TTIP: CESI welcomes the EP Employment Committee opinion and calls on the International Trade Committee to take its suggestions on board

Earlier this month, the European Parliament’s Employment (EMPL) Committee adopted its opinion in relation to the TTIP own-initiative report that is being drawn up in the International Trade (INTA) Committee. CESI broadly welcomes the EMPL Committee opinion and calls on the INTA Committee to take up its input during its upcoming committee vote.

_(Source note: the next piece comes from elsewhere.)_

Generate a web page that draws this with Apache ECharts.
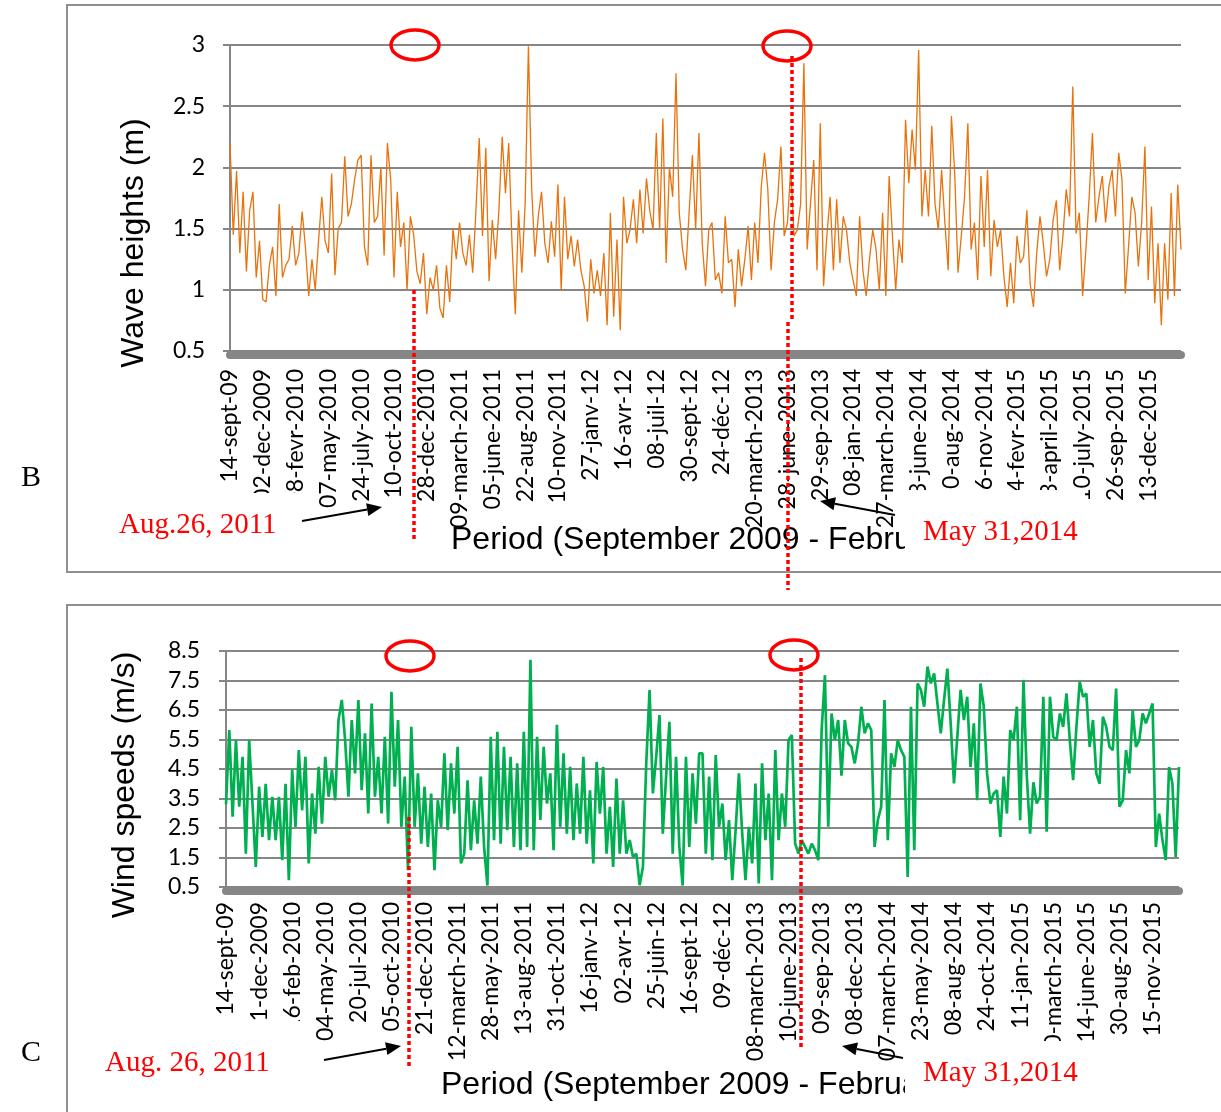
<!DOCTYPE html>
<html>
<head>
<meta charset="utf-8">
<title>Wave heights and wind speeds</title>
<script src="https://cdn.jsdelivr.net/npm/echarts@6/dist/echarts.min.js"></script>
<style>
html,body{margin:0;padding:0;background:#fff;}
#chart{width:1221px;height:1112px;}
</style>
</head>
<body>
<div id="chart"></div>
<script>
// ---------- data ----------
const tickLabelsB = ['14-sept-09','02-dec-2009','08-fevr-2010','07-may-2010','24-july-2010','10-oct-2010','28-dec-2010','09-march-2011','05-june-2011','22-aug-2011','10-nov-2011','27-janv-12','16-avr-12','08-juil-12','30-sept-12','24-déc-12','20-march-2013','28-june-2013','29-sep-2013','08-jan-2014','27-march-2014','13-june-2014','30-aug-2014','16-nov-2014','04-fevr-2015','23-april-2015','10-july-2015','26-sep-2015','13-dec-2015'];
const tickLabelsC = ['14-sept-09','01-dec-2009','16-feb-2010','04-may-2010','20-jul-2010','05-oct-2010','21-dec-2010','12-march-2011','28-may-2011','13-aug-2011','31-oct-2011','16-janv-12','02-avr-12','25-juin-12','16-sept-12','09-déc-12','08-march-2013','10-june-2013','09-sep-2013','08-dec-2013','07-march-2014','23-may-2014','08-aug-2014','24-oct-2014','11-jan-2015','30-march-2015','14-june-2015','30-aug-2015','15-nov-2015'];

// wave heights (m), one value per ~8 days
const waveHeights = [
2.2,1.45,1.97,1.3,1.8,1.15,1.65,1.8,1.1,1.4,
0.92,0.9,1.2,1.35,0.95,1.7,1.1,1.2,1.25,1.52,
1.2,1.3,1.64,1.35,0.95,1.25,1.0,1.4,1.76,1.4,
1.3,1.95,1.12,1.5,1.55,2.09,1.6,1.7,1.9,2.06,
2.1,1.35,1.2,2.1,1.55,1.6,2.0,1.28,2.2,1.9,
1.1,1.8,1.35,1.55,1.0,1.6,1.45,1.15,1.05,1.3,
0.8,1.1,1.0,1.2,0.85,0.77,1.2,0.9,1.5,1.25,
1.55,1.3,1.2,1.45,
1.14,1.65,2.24,1.44,2.16,1.07,
1.57,1.25,1.65,2.25,1.79,2.2,1.38,0.8,1.65,1.14,
1.7,2.99,1.82,1.27,1.6,1.8,1.38,1.22,1.56,1.27,
1.86,1.0,1.76,1.25,1.44,1.19,1.41,1.16,1.03,0.74,
1.25,0.97,1.16,0.95,1.3,0.71,1.63,0.78,1.41,0.67,
1.76,1.38,1.49,1.74,1.38,1.82,1.46,1.91,1.65,1.49,
2.28,1.49,2.4,1.22,2.0,1.76,2.77,1.63,1.33,1.16,
1.63,2.1,1.49,2.28,1.38,1.03,1.49,
1.55,1.08,1.14,0.97,1.6,1.22,1.25,0.86,1.33,1.03,
1.25,1.52,1.08,1.55,1.22,1.84,2.12,1.82,1.16,1.55,
1.74,2.17,1.44,1.55,2.0,1.44,1.49,1.7,2.85,1.33,
1.7,2.06,1.16,2.36,1.03,1.44,1.76,1.16,1.74,1.22,
1.6,1.49,1.22,1.08,0.95,1.6,1.16,0.95,1.25,1.49,
1.33,1.0,1.63,0.95,1.93,1.44,1.0,1.41,1.22,2.39,
1.87,2.31,1.98,2.96,1.6,1.98,1.6,2.34,1.7,1.49,
1.98,1.55,1.16,2.42,
1.95,1.14,1.44,1.76,2.36,1.33,1.55,1.08,1.93,1.35,
1.98,1.11,1.57,1.35,1.49,1.11,0.86,1.22,0.89,1.44,
1.22,1.27,1.65,1.05,0.86,1.3,1.6,1.38,1.11,1.25,
1.57,1.73,1.16,1.44,1.82,1.6,2.66,1.46,1.63,0.95,
1.33,1.76,2.28,1.55,1.76,1.93,1.55,1.84,1.98,1.6,
2.12,1.9,0.97,1.35,1.76,1.63,1.19,1.55,2.17,1.08,
1.68,0.89,1.38,0.71,1.38,0.92,1.79,0.95,1.86,1.33
];

// wind speeds (m/s), one value per ~8 days
const windSpeeds = [
3.3,5.82,2.88,5.48,3.22,4.91,1.63,5.48,3.33,1.18,
3.9,2.2,4.0,2.09,3.56,2.09,3.56,1.41,4.0,0.73,
4.47,2.54,5.14,3.1,4.91,1.3,3.67,2.31,4.57,2.65,
4.91,3.56,4.47,3.44,6.16,6.84,5.48,3.56,6.16,4.35,
6.84,3.78,5.71,2.99,6.72,3.56,4.91,2.99,5.59,2.65,
7.12,3.9,6.16,2.54,4.24,1.07,5.93,2.54,4.35,1.97,
3.9,1.86,3.67,1.07,3.44,2.54,5.03,2.43,4.69,2.99,5.25,1.3,
1.63,4.12,1.75,3.44,1.97,4.24,1.86,0.55,
5.59,2.09,5.76,1.97,5.25,2.43,4.91,1.86,4.69,1.75,
5.76,1.86,8.2,1.75,5.59,2.77,5.25,3.33,4.35,1.75,
6.0,2.54,5.03,2.31,4.57,2.09,4.01,2.31,4.91,1.97,
3.78,1.3,4.74,2.99,4.57,1.63,3.22,1.18,4.18,1.63,
3.44,1.63,2.09,1.52,1.63,0.56,1.18,4.69,7.18,3.67,
4.91,6.33,2.31,4.24,6.1,1.63,4.91,1.86,0.55,4.91,
1.86,4.35,2.65,5.03,
5.03,1.63,4.24,1.41,4.97,2.54,3.33,1.41,2.77,0.73,
2.43,4.35,2.31,0.73,2.54,1.3,4.01,0.62,4.69,2.09,
3.67,0.73,5.14,2.09,3.67,2.54,5.48,5.65,1.97,1.63,
2.09,1.86,1.63,1.97,1.75,1.41,5.82,7.68,2.54,6.38,
5.48,6.16,4.27,6.16,5.37,5.25,4.69,5.37,6.61,5.71,
6.05,5.82,1.86,2.77,3.22,6.84,2.09,5.03,4.57,5.48,
5.14,4.91,0.84,6.61,1.75,7.4,7.18,6.61,7.97,7.4,
7.74,6.72,5.71,6.84,
7.9,6.05,4.01,5.59,7.18,6.16,6.95,4.57,6.05,3.44,
7.4,6.61,4.35,3.33,3.67,3.78,2.2,4.24,2.99,5.82,
5.48,6.61,2.76,7.52,4.27,2.31,4.05,3.33,3.56,6.95,
2.37,6.95,5.59,5.48,6.38,5.93,7.06,5.48,4.12,5.93,
7.46,6.95,7.06,5.25,6.16,4.35,4.0,6.27,5.93,5.25,
5.14,7.23,3.22,3.44,5.14,4.35,6.5,5.25,5.48,6.38,
6.05,6.38,6.72,1.86,2.99,2.09,1.41,4.57,4.01,1.52,4.57
];

// sampling dates used as category names (every 8 days from 14 Sept 2009)
function makeDates(n) {
  const out = [];
  const t0 = Date.UTC(2009, 8, 14);
  for (let i = 0; i < n; i++) {
    const d = new Date(t0 + i * 8 * 86400000);
    out.push(d.toISOString().slice(0, 10));
  }
  return out;
}
const categoriesB = makeDates(waveHeights.length);
const categoriesC = makeDates(windSpeeds.length);

// ---------- chart ----------
const GRAY = '#868686';
const RED = '#ff0000';
const LABEL_FONT = 'Lato';

function xAx(gridIndex, cats, ticks, margin) {
  return {
    type: 'category', gridIndex: gridIndex, data: cats, boundaryGap: false,
    offset: 4,
    axisLine: { show: true, onZero: false, lineStyle: { color: GRAY, width: 8 } },
    axisTick: { show: false },
    splitLine: { show: false },
    axisLabel: {
      interval: 9, rotate: 90, margin: margin,
      fontFamily: LABEL_FONT, fontSize: 23, color: '#000',
      formatter: function (v, i) { return ticks[i / 10] || ''; }
    }
  };
}
function yAx(gridIndex, min, max, interval, margin) {
  return {
    type: 'value', gridIndex: gridIndex, min: min, max: max, interval: interval,
    axisLine: { show: true, lineStyle: { color: GRAY, width: 2 } },
    axisTick: { show: true, length: 7, lineStyle: { color: GRAY, width: 2 } },
    splitLine: { show: true, lineStyle: { color: GRAY, width: 2 } },
    axisLabel: { margin: margin, fontFamily: LABEL_FONT, fontSize: 23, color: '#000' }
  };
}

function txt(text, x, y, font, fill, align, rot, z) {
  return {
    type: 'text', x: x, y: y, rotation: rot || 0, z: z || 60,
    style: { text: text, font: font, fill: fill, align: align, verticalAlign: 'middle',
             textAlign: align, textVerticalAlign: 'middle' }
  };
}
function rect(x, y, w, h, fill, stroke, z) {
  return { type: 'rect', z: z, shape: { x: x, y: y, width: w, height: h },
           style: { fill: fill, stroke: stroke, lineWidth: 2 } };
}
function dotted(x1, y1, x2, y2) {
  return { type: 'line', z: 90, shape: { x1: x1, y1: y1, x2: x2, y2: y2 },
           style: { stroke: RED, lineWidth: 3.5, lineDash: [4, 3] } };
}
function ell(cx, cy) {
  return { type: 'ellipse', z: 90, shape: { cx: cx, cy: cy, rx: 24, ry: 15 },
           style: { fill: null, stroke: RED, lineWidth: 3.5 } };
}
function arrow(x1, y1, x2, y2) {
  const a = Math.atan2(y2 - y1, x2 - x1), L = 15, W = 6.5;
  const bx = x2 - L * Math.cos(a), by = y2 - L * Math.sin(a);
  const px = -Math.sin(a) * W, py = Math.cos(a) * W;
  return [
    { type: 'line', z: 95, shape: { x1: x1, y1: y1, x2: bx, y2: by }, style: { stroke: '#000', lineWidth: 2 } },
    { type: 'polygon', z: 95, shape: { points: [[x2, y2], [bx + px, by + py], [bx - px, by - py]] }, style: { fill: '#000' } }
  ];
}

const titleFont = '32px "Liberation Sans"';
const serifRed = '29px "Liberation Serif"';

const graphics = [
  rect(67, 5, 1160, 567, null, '#8f8f8f', 5),
  rect(67, 605, 1160, 520, null, '#8f8f8f', 5),
  txt('Wave heights (m)', 134, 243, titleFont, '#000', 'center', Math.PI / 2, 40),
  txt('Wind speeds (m/s)', 125, 785, titleFont, '#000', 'center', Math.PI / 2, 40),
  txt('Period (September 2009 - February 2016)', 451, 540, titleFont, '#000', 'left', 0, 40),
  txt('Period (September 2009 - February 2016)', 441, 1085, titleFont, '#000', 'left', 0, 40),
  txt('B', 21, 478, '30px "Liberation Serif"', '#000', 'left', 0, 60),
  txt('C', 21, 1053, '30px "Liberation Serif"', '#000', 'left', 0, 60),
  rect(105, 493, 205, 67, '#fff', null, 50),
  rect(905, 490, 180, 72, '#fff', null, 50),
  rect(95, 1021, 210, 79, '#fff', null, 50),
  rect(905, 1041, 180, 62, '#fff', null, 50),
  txt('Aug.26, 2011', 119, 525, serifRed, RED, 'left', 0, 60),
  txt('May 31,2014', 923, 532, serifRed, RED, 'left', 0, 60),
  txt('Aug. 26, 2011', 105, 1063, serifRed, RED, 'left', 0, 60),
  txt('May 31,2014', 923, 1073, serifRed, RED, 'left', 0, 60),
  ell(415, 45), ell(787, 46), ell(410, 656), ell(794, 655),
  dotted(414, 290, 414, 540),
  dotted(792, 56, 792, 322),
  dotted(788, 322, 788, 590),
  dotted(409, 817, 409, 1068),
  dotted(801, 658, 801, 1050)
].concat(
  arrow(302, 521, 382, 507),
  arrow(895, 515, 820, 501),
  arrow(324, 1060, 401, 1046),
  arrow(903, 1058, 842, 1046)
);

const option = {
  animation: false,
  backgroundColor: '#fff',
  grid: [
    { left: 230, top: 45, width: 951, height: 306 },
    { left: 226, top: 651, width: 953, height: 236 }
  ],
  xAxis: [xAx(0, categoriesB, tickLabelsB, 14), xAx(1, categoriesC, tickLabelsC, 11)],
  yAxis: [yAx(0, 0.5, 3, 0.5, 25), yAx(1, 0.5, 8.5, 1, 26)],
  series: [
    { name: 'Wave heights', type: 'line', xAxisIndex: 0, yAxisIndex: 0, data: waveHeights,
      showSymbol: false, lineStyle: { color: '#E8720C', width: 1.3 }, itemStyle: { color: '#E8720C' } },
    { name: 'Wind speeds', type: 'line', xAxisIndex: 1, yAxisIndex: 1, data: windSpeeds,
      showSymbol: false, lineStyle: { color: '#00B050', width: 2.7 }, itemStyle: { color: '#00B050' } }
  ],
  graphic: graphics
};

const chart = echarts.init(document.getElementById('chart'), null, { renderer: 'canvas' });
chart.setOption(option);
</script>
</body>
</html>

he EMPL Committee opinion calls, inter alia,

  • “to take immediate steps to guarantee Member States’ right to legislate, fund, organise, set quality and safety standards for, manage and regulate all public services, including education, social services, health services, water supply, sewage disposal, waste disposal, social security, railways and public transport, energy, cultural and audiovisual services, etc. and to ensure the exclusion of public services (including water, health, social security systems and education) from the scope of the treaty”;
  • “to ensure an explicit exclusion of public services, as referred to in Article 14 TFEU, from the scope of application of TTIP, in order to ensure that national and local authorities have the freedom to introduce, adopt, maintain or repeal any measure with regard to the commissioning, organisation, funding and provision of public services”;
  • to safeguard “the full scope for the re-nationalisation and re-municipalisation of services”; and
  • “to ensure, in order to safeguard the European social model against competition from Anglo-Saxon American capitalism, and that collectively funded public services and social security systems are not sacrificed”.

As a stakeholder representing several million employees working in the field of public services, CESI welcomes and fully supports the opinion of the EMPL Committee and the above provisions in particular. Indeed, the opinion reflects much of what CESI has actively worked for during the last months, when it was active on a ‘Gold clause’ initiative on the protection of public services in trade agreements together with the Social Platform.

CESI works for a full exclusion of public services from TTIP. It believes that both the quality of public services as well as working conditions for employees employed in that sector would likely deteriorate if public services were exposed to TTIP-induced pressures. In this context, CESI calls on the INTA Committee to take on board the suggestions by the EMPL Committee during its committee vote. The vote is scheduled to take place on May 28.